## Set task
Reproduce the listing exactly, with no pictures in your copy.

## Data provided
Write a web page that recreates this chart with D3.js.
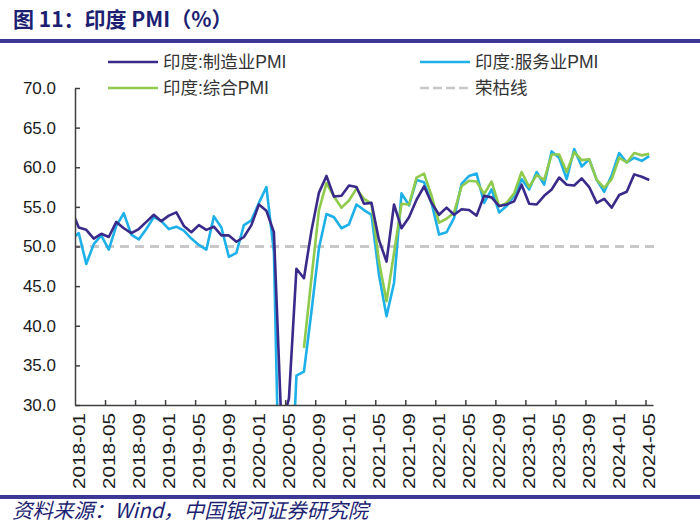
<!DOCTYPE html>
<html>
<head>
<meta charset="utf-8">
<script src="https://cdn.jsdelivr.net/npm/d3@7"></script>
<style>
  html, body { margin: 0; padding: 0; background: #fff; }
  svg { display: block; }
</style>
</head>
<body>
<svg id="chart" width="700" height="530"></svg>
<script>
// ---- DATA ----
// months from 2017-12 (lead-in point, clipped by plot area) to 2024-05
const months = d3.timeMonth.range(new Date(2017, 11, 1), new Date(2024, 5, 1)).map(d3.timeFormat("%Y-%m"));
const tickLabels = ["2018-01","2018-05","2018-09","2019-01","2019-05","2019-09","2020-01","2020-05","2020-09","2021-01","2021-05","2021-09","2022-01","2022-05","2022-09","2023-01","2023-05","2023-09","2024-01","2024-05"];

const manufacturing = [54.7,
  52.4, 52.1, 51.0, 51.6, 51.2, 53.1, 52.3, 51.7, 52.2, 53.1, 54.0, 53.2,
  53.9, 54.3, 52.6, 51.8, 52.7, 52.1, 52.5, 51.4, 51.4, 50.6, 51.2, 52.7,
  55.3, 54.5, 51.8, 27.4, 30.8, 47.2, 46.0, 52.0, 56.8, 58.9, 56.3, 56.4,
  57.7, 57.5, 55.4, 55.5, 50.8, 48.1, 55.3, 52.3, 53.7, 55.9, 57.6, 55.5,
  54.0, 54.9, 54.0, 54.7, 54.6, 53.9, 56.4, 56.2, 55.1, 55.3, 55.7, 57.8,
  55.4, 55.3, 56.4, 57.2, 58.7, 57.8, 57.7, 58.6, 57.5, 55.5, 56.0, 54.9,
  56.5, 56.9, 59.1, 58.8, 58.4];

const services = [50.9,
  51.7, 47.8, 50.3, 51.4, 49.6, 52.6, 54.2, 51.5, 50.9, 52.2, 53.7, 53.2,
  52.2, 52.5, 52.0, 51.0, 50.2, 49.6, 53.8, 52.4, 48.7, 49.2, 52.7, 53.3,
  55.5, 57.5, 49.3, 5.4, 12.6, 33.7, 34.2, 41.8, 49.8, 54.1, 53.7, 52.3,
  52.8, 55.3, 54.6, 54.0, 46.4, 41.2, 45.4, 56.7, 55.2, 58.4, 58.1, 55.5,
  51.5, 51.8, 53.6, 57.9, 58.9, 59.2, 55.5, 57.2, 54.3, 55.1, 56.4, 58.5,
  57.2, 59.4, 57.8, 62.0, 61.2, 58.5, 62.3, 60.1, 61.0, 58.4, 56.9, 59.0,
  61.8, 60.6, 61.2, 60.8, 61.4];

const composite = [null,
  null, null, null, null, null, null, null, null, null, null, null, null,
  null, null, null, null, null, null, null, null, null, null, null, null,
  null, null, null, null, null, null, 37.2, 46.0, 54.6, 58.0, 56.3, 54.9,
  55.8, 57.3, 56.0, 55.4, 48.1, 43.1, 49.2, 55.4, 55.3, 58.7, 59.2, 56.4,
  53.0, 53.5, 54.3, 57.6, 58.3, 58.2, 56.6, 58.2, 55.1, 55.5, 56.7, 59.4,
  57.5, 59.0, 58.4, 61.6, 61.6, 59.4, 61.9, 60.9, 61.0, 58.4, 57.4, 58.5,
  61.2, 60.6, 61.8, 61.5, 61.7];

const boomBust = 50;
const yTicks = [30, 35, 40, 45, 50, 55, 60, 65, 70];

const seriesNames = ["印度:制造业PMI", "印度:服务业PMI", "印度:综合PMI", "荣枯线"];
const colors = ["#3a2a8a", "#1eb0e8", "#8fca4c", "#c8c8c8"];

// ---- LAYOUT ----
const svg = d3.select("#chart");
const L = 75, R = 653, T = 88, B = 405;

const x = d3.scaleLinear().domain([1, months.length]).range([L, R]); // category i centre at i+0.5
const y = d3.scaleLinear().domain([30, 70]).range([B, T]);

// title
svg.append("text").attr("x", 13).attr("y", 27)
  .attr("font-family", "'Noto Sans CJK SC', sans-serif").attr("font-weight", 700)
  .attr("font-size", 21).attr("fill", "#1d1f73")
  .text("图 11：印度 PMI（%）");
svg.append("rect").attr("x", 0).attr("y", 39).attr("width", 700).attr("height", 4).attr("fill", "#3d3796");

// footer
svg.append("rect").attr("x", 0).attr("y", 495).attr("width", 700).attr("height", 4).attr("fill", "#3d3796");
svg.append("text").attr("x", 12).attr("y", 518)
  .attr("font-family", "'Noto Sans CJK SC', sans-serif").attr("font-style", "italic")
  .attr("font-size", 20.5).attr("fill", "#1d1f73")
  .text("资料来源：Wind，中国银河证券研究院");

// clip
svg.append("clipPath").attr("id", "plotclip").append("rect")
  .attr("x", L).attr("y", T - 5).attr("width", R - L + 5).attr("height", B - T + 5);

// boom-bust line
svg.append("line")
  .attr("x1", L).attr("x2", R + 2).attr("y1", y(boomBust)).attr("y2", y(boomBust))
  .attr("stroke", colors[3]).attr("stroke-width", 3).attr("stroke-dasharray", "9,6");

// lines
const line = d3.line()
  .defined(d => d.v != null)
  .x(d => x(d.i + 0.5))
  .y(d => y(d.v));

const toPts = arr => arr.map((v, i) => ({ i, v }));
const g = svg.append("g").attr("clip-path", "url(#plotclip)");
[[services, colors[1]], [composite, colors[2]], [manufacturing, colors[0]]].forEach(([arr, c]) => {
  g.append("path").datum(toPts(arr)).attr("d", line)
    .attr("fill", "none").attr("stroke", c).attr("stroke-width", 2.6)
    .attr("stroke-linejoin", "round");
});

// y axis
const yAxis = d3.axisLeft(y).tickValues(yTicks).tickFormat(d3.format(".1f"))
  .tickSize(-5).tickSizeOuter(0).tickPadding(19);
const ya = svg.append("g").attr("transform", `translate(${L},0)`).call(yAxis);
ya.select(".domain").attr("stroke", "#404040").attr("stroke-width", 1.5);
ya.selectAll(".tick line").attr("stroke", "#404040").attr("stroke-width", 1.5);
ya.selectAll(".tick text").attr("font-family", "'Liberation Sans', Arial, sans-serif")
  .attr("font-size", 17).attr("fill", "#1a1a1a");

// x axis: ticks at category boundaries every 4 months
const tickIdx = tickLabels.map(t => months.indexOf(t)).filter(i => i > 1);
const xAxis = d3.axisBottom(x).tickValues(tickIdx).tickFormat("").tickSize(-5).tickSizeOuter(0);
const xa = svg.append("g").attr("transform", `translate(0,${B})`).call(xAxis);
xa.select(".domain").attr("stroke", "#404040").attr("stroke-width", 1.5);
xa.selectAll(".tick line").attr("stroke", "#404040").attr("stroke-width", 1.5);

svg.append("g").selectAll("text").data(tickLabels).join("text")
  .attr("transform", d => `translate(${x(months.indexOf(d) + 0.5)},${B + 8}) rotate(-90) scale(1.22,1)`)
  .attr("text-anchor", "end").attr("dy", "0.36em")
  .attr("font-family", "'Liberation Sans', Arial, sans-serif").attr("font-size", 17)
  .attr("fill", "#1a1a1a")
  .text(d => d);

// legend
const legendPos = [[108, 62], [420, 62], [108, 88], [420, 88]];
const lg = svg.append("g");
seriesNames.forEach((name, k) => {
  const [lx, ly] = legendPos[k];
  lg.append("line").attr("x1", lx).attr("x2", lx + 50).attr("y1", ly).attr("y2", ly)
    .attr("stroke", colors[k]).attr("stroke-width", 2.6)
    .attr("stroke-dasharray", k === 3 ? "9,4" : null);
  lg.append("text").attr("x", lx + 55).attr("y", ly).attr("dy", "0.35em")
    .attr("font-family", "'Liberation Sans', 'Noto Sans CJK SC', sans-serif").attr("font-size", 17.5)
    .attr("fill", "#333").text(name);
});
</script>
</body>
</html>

## Answer to this task
Write a web page that recreates this chart with D3.js.
<!DOCTYPE html>
<html>
<head>
<meta charset="utf-8">
<script src="https://cdn.jsdelivr.net/npm/d3@7"></script>
<style>
  html, body { margin: 0; padding: 0; background: #fff; }
  svg { display: block; }
</style>
</head>
<body>
<svg id="chart" width="700" height="530"></svg>
<script>
// ---- DATA ----
// months from 2017-12 (lead-in point, clipped by plot area) to 2024-05
const months = d3.timeMonth.range(new Date(2017, 11, 1), new Date(2024, 5, 1)).map(d3.timeFormat("%Y-%m"));
const tickLabels = ["2018-01","2018-05","2018-09","2019-01","2019-05","2019-09","2020-01","2020-05","2020-09","2021-01","2021-05","2021-09","2022-01","2022-05","2022-09","2023-01","2023-05","2023-09","2024-01","2024-05"];

const manufacturing = [54.7,
  52.4, 52.1, 51.0, 51.6, 51.2, 53.1, 52.3, 51.7, 52.2, 53.1, 54.0, 53.2,
  53.9, 54.3, 52.6, 51.8, 52.7, 52.1, 52.5, 51.4, 51.4, 50.6, 51.2, 52.7,
  55.3, 54.5, 51.8, 27.4, 30.8, 47.2, 46.0, 52.0, 56.8, 58.9, 56.3, 56.4,
  57.7, 57.5, 55.4, 55.5, 50.8, 48.1, 55.3, 52.3, 53.7, 55.9, 57.6, 55.5,
  54.0, 54.9, 54.0, 54.7, 54.6, 53.9, 56.4, 56.2, 55.1, 55.3, 55.7, 57.8,
  55.4, 55.3, 56.4, 57.2, 58.7, 57.8, 57.7, 58.6, 57.5, 55.5, 56.0, 54.9,
  56.5, 56.9, 59.1, 58.8, 58.4];

const services = [50.9,
  51.7, 47.8, 50.3, 51.4, 49.6, 52.6, 54.2, 51.5, 50.9, 52.2, 53.7, 53.2,
  52.2, 52.5, 52.0, 51.0, 50.2, 49.6, 53.8, 52.4, 48.7, 49.2, 52.7, 53.3,
  55.5, 57.5, 49.3, 5.4, 12.6, 33.7, 34.2, 41.8, 49.8, 54.1, 53.7, 52.3,
  52.8, 55.3, 54.6, 54.0, 46.4, 41.2, 45.4, 56.7, 55.2, 58.4, 58.1, 55.5,
  51.5, 51.8, 53.6, 57.9, 58.9, 59.2, 55.5, 57.2, 54.3, 55.1, 56.4, 58.5,
  57.2, 59.4, 57.8, 62.0, 61.2, 58.5, 62.3, 60.1, 61.0, 58.4, 56.9, 59.0,
  61.8, 60.6, 61.2, 60.8, 61.4];

const composite = [null,
  null, null, null, null, null, null, null, null, null, null, null, null,
  null, null, null, null, null, null, null, null, null, null, null, null,
  null, null, null, null, null, null, 37.2, 46.0, 54.6, 58.0, 56.3, 54.9,
  55.8, 57.3, 56.0, 55.4, 48.1, 43.1, 49.2, 55.4, 55.3, 58.7, 59.2, 56.4,
  53.0, 53.5, 54.3, 57.6, 58.3, 58.2, 56.6, 58.2, 55.1, 55.5, 56.7, 59.4,
  57.5, 59.0, 58.4, 61.6, 61.6, 59.4, 61.9, 60.9, 61.0, 58.4, 57.4, 58.5,
  61.2, 60.6, 61.8, 61.5, 61.7];

const boomBust = 50;
const yTicks = [30, 35, 40, 45, 50, 55, 60, 65, 70];

const seriesNames = ["印度:制造业PMI", "印度:服务业PMI", "印度:综合PMI", "荣枯线"];
const colors = ["#3a2a8a", "#1eb0e8", "#8fca4c", "#c8c8c8"];

// ---- LAYOUT ----
const svg = d3.select("#chart");
const L = 75, R = 653, T = 88, B = 405;

const x = d3.scaleLinear().domain([1, months.length]).range([L, R]); // category i centre at i+0.5
const y = d3.scaleLinear().domain([30, 70]).range([B, T]);

// title
svg.append("text").attr("x", 13).attr("y", 27)
  .attr("font-family", "'Noto Sans CJK SC', sans-serif").attr("font-weight", 700)
  .attr("font-size", 21).attr("fill", "#1d1f73")
  .text("图 11：印度 PMI（%）");
svg.append("rect").attr("x", 0).attr("y", 39).attr("width", 700).attr("height", 4).attr("fill", "#3d3796");

// footer
svg.append("rect").attr("x", 0).attr("y", 495).attr("width", 700).attr("height", 4).attr("fill", "#3d3796");
svg.append("text").attr("x", 12).attr("y", 518)
  .attr("font-family", "'Noto Sans CJK SC', sans-serif").attr("font-style", "italic")
  .attr("font-size", 20.5).attr("fill", "#1d1f73")
  .text("资料来源：Wind，中国银河证券研究院");

// clip
svg.append("clipPath").attr("id", "plotclip").append("rect")
  .attr("x", L).attr("y", T - 5).attr("width", R - L + 5).attr("height", B - T + 5);

// boom-bust line
svg.append("line")
  .attr("x1", L).attr("x2", R + 2).attr("y1", y(boomBust)).attr("y2", y(boomBust))
  .attr("stroke", colors[3]).attr("stroke-width", 3).attr("stroke-dasharray", "9,6");

// lines
const line = d3.line()
  .defined(d => d.v != null)
  .x(d => x(d.i + 0.5))
  .y(d => y(d.v));

const toPts = arr => arr.map((v, i) => ({ i, v }));
const g = svg.append("g").attr("clip-path", "url(#plotclip)");
[[services, colors[1]], [composite, colors[2]], [manufacturing, colors[0]]].forEach(([arr, c]) => {
  g.append("path").datum(toPts(arr)).attr("d", line)
    .attr("fill", "none").attr("stroke", c).attr("stroke-width", 2.6)
    .attr("stroke-linejoin", "round");
});

// y axis
const yAxis = d3.axisLeft(y).tickValues(yTicks).tickFormat(d3.format(".1f"))
  .tickSize(-5).tickSizeOuter(0).tickPadding(19);
const ya = svg.append("g").attr("transform", `translate(${L},0)`).call(yAxis);
ya.select(".domain").attr("stroke", "#404040").attr("stroke-width", 1.5);
ya.selectAll(".tick line").attr("stroke", "#404040").attr("stroke-width", 1.5);
ya.selectAll(".tick text").attr("font-family", "'Liberation Sans', Arial, sans-serif")
  .attr("font-size", 17).attr("fill", "#1a1a1a");

// x axis: ticks at category boundaries every 4 months
const tickIdx = tickLabels.map(t => months.indexOf(t)).filter(i => i > 1);
const xAxis = d3.axisBottom(x).tickValues(tickIdx).tickFormat("").tickSize(-5).tickSizeOuter(0);
const xa = svg.append("g").attr("transform", `translate(0,${B})`).call(xAxis);
xa.select(".domain").attr("stroke", "#404040").attr("stroke-width", 1.5);
xa.selectAll(".tick line").attr("stroke", "#404040").attr("stroke-width", 1.5);

svg.append("g").selectAll("text").data(tickLabels).join("text")
  .attr("transform", d => `translate(${x(months.indexOf(d) + 0.5)},${B + 8}) rotate(-90) scale(1.22,1)`)
  .attr("text-anchor", "end").attr("dy", "0.36em")
  .attr("font-family", "'Liberation Sans', Arial, sans-serif").attr("font-size", 17)
  .attr("fill", "#1a1a1a")
  .text(d => d);

// legend
const legendPos = [[108, 62], [420, 62], [108, 88], [420, 88]];
const lg = svg.append("g");
seriesNames.forEach((name, k) => {
  const [lx, ly] = legendPos[k];
  lg.append("line").attr("x1", lx).attr("x2", lx + 50).attr("y1", ly).attr("y2", ly)
    .attr("stroke", colors[k]).attr("stroke-width", 2.6)
    .attr("stroke-dasharray", k === 3 ? "9,4" : null);
  lg.append("text").attr("x", lx + 55).attr("y", ly).attr("dy", "0.35em")
    .attr("font-family", "'Liberation Sans', 'Noto Sans CJK SC', sans-serif").attr("font-size", 17.5)
    .attr("fill", "#333").text(name);
});
</script>
</body>
</html>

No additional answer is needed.